As of Aug. 31, that number was down to 23,551.

If Democrats managed to lose with that decisive edge in registered voters consistently, what would happen now? There's a bad moon rising unless they get their act together.

Politico reporter Matt Dixon called it "a five-alarm political fire headed into the 2022 midterms."

I have some theories about what happened, but first, let me offer this snippet from Democratic consultant Steve Schale's blog.

"We have to start meeting voters where they are. Too many Democrats assume some 'modeling score' is concrete evidence some voters either absolutely will or won't vote for us, and we ignore them," he wrote.

"Guess what, we prove the model, and they don't vote for us, or they don't show up because we assume they will vote.  Republicans do not operate that way. They go after 'our voters' aggressively, and the results speak for themselves."

Democrats, once the party of working people, allowed themselves to be labeled socialist, elitist, taxoholic, and, worse, unpatriotic. Meanwhile, Republicans kept a consistent message: jobs, the economy, security, guns, law and order, and — did we mention — jobs.

And Schale is correct when he says that Democrats tend to write off large segments of voters.

Two words: The Villages.

They allowed Republicans to create a narrative that the teachers' union ruined public education.
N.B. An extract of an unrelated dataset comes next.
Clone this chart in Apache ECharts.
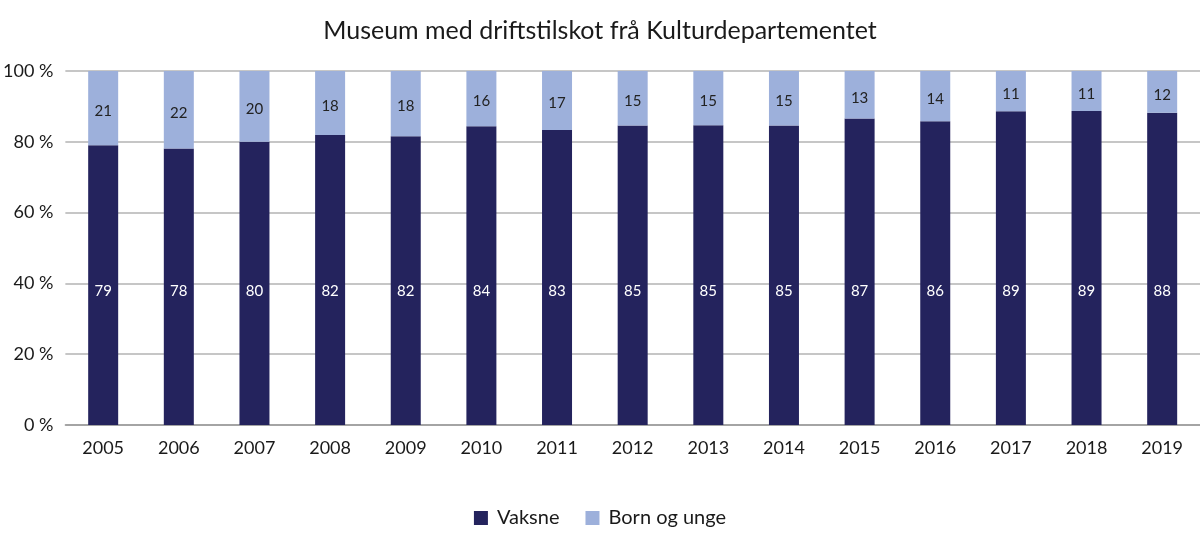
<!DOCTYPE html>
<html><head><meta charset="utf-8">
<script src="https://cdn.jsdelivr.net/npm/echarts@6/dist/echarts.min.js"></script>
<style>html,body{margin:0;padding:0;background:#fff}#c{width:1200px;height:547px}</style>
</head><body><div id="c"></div>
<script>
const years = ['2005','2006','2007','2008','2009','2010','2011','2012','2013','2014','2015','2016','2017','2018','2019'];
const vaksne = [79.0, 78.1, 80.0, 81.9, 81.6, 84.4, 83.3, 84.6, 84.7, 84.6, 86.6, 85.8, 88.6, 88.7, 88.2];
const bornOgUnge = [21.0, 21.9, 20.0, 18.1, 18.4, 15.6, 16.7, 15.4, 15.3, 15.4, 13.4, 14.2, 11.4, 11.3, 11.8];
const yTicks = [0, 20, 40, 60, 80, 100];

const FONT = 'Lato';
const chart = echarts.init(document.getElementById('c'));
chart.setOption({
  animation: false,
  textStyle: { fontFamily: FONT },
  title: {
    text: 'Museum med driftstilskot frå Kulturdepartementet',
    left: 'center', top: 13,
    textStyle: { fontFamily: FONT, fontSize: 25, fontWeight: 'normal', color: '#1a1a1a' }
  },
  legend: {
    bottom: 14, left: 'center',
    itemWidth: 14, itemHeight: 14, itemGap: 26,
    icon: 'rect',
    textStyle: { fontFamily: FONT, fontSize: 20, color: '#1a1a1a', padding: [0, 0, 0, 4] },
    data: ['Vaksne', 'Born og unge']
  },
  grid: { left: 65, right: 0, top: 71, bottom: 122 },
  xAxis: {
    type: 'category', data: years,
    axisLine: { lineStyle: { color: '#999', width: 1.5 } },
    axisTick: { show: false },
    axisLabel: { fontFamily: FONT, fontSize: 18, color: '#1a1a1a', margin: 14 }
  },
  yAxis: {
    type: 'value', min: yTicks[0], max: yTicks[yTicks.length-1], interval: 20,
    axisLine: { show: false }, axisTick: { show: false },
    splitLine: { lineStyle: { color: '#b3b3b3', width: 1.5 } },
    axisLabel: { fontFamily: FONT, fontSize: 18, color: '#1a1a1a', margin: 12,
      formatter: v => v + ' %' }
  },
  series: [
    {
      name: 'Vaksne', type: 'bar', stack: 's', data: vaksne, barWidth: 30,
      itemStyle: { color: '#24235D' },
      label: { show: true, position: 'insideBottom', distance: 126,
        color: '#fff', fontFamily: FONT, fontSize: 15,
        formatter: p => Math.round(p.value) }
    },
    {
      name: 'Born og unge', type: 'bar', stack: 's', data: bornOgUnge, barWidth: 30,
      itemStyle: { color: '#9DB0DB' },
      label: { show: true, position: 'inside', offset: [0, 3],
        color: '#222', fontFamily: FONT, fontSize: 15,
        formatter: p => Math.round(p.value) }
    }
  ]
});
</script></body></html>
Democrats stammered and stuttered during the riots in the aftermath of the George Floyd murder.

Republicans — looking at you, Gov. Ron DeSantis — managed to flip the story from one of police reform to the need for cracking heads against unruly mobs.

When Republicans fought against a $15 per hour minimum wage, Democrats should have countered that sky-high rentals and wage inequality created major problems for millions of Floridians.

But they did not.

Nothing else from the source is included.